## TASK TO COMPLETE
Print the material below exactly as it stands, please, from its first line to the line holding "font = ['Liberation Sans', 'DejaVu Sans']", with no pictures.

## DATA SHOWN
-- start --
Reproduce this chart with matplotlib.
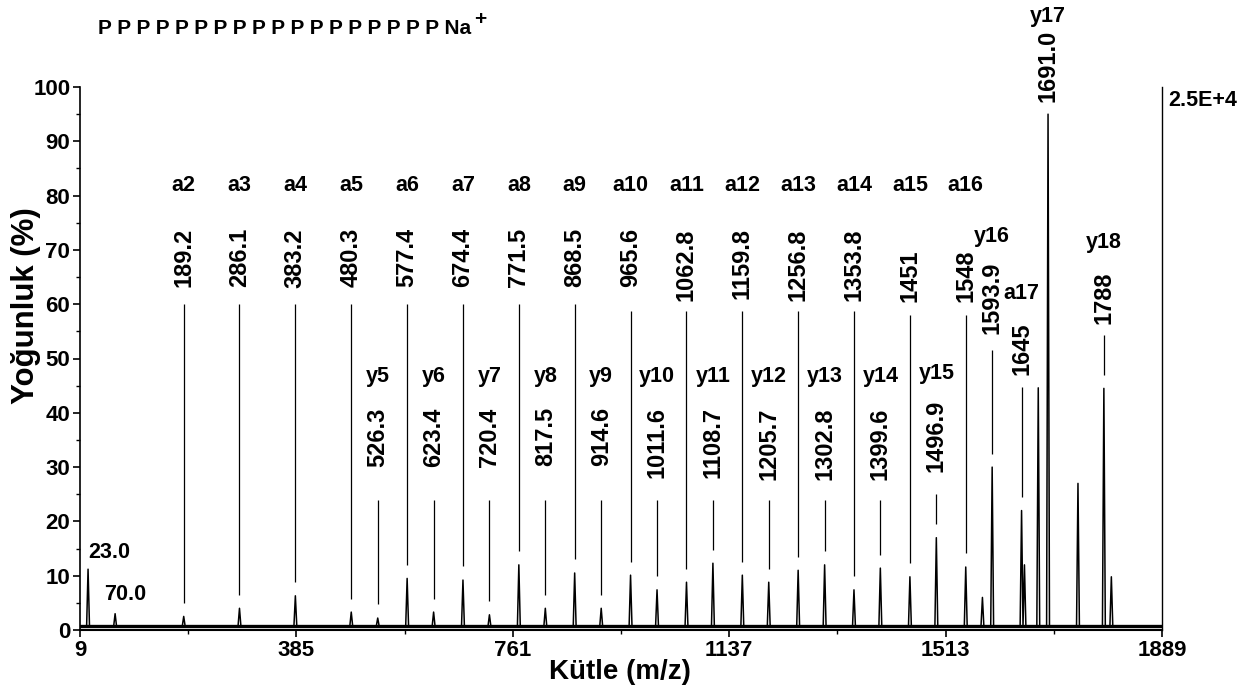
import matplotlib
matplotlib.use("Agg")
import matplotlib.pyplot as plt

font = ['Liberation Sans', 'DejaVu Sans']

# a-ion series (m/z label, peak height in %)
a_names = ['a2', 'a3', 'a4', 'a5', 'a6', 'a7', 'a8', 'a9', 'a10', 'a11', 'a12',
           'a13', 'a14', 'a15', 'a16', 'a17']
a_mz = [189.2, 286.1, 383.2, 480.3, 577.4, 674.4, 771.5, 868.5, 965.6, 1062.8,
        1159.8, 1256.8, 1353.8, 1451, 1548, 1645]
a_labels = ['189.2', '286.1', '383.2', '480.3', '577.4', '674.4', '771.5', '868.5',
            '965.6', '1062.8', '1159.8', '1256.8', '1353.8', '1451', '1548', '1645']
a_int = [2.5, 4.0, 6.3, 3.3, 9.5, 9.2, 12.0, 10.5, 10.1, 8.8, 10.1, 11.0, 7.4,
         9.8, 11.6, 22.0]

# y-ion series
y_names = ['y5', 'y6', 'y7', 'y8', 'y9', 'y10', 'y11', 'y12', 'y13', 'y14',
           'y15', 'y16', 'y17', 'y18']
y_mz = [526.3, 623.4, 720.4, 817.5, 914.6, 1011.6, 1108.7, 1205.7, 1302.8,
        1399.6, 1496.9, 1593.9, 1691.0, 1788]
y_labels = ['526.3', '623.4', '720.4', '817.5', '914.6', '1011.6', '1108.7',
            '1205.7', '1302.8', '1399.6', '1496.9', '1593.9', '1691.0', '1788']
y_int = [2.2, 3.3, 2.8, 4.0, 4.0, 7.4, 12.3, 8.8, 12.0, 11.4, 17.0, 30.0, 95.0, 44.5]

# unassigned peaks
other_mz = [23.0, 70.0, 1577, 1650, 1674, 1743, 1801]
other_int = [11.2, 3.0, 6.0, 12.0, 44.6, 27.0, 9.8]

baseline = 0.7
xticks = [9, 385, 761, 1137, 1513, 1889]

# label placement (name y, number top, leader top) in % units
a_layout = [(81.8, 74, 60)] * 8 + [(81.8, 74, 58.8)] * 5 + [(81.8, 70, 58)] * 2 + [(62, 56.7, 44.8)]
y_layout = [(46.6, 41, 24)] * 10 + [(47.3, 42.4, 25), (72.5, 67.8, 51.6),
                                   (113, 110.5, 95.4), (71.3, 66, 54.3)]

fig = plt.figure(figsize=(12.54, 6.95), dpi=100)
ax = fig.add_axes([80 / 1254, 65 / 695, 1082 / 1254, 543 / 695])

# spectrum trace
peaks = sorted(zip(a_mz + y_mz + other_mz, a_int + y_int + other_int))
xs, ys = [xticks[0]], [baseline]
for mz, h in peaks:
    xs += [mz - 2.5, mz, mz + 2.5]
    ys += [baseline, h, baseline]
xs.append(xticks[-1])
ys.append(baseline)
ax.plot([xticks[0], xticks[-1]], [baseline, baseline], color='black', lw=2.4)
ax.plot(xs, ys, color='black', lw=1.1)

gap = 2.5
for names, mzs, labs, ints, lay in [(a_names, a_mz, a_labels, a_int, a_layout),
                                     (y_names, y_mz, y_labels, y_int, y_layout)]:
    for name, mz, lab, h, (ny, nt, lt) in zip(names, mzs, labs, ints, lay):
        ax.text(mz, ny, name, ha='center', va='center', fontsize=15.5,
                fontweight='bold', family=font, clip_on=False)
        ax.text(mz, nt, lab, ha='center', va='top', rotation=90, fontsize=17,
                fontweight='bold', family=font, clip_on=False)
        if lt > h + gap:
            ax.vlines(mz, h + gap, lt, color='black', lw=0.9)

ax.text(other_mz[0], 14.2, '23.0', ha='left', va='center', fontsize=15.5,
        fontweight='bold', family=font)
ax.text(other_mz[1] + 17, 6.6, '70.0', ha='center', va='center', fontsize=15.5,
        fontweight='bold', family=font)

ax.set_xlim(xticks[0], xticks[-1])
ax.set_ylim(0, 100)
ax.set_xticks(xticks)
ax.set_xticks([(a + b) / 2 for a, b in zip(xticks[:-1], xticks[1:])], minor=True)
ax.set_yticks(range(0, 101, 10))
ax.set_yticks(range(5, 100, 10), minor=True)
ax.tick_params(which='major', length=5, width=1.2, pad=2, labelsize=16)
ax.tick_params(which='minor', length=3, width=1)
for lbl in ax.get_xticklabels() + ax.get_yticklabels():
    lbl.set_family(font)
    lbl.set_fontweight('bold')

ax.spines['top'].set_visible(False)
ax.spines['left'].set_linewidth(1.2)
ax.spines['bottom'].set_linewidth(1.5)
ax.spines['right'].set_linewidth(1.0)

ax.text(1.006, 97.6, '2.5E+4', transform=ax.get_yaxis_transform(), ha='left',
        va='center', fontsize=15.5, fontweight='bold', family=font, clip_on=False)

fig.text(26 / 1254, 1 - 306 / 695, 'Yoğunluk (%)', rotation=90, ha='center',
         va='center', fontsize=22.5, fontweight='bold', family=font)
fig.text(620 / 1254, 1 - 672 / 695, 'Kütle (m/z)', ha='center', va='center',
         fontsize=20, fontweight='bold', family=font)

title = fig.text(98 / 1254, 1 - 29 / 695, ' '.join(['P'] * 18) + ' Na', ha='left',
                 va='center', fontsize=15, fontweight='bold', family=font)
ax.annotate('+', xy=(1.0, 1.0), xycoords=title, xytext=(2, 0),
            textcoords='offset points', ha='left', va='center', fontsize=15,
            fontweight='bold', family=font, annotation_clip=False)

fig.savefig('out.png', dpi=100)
-- end --
## PROBLEM SOLUTION
Reproduce this chart with matplotlib.
import matplotlib
matplotlib.use("Agg")
import matplotlib.pyplot as plt

font = ['Liberation Sans', 'DejaVu Sans']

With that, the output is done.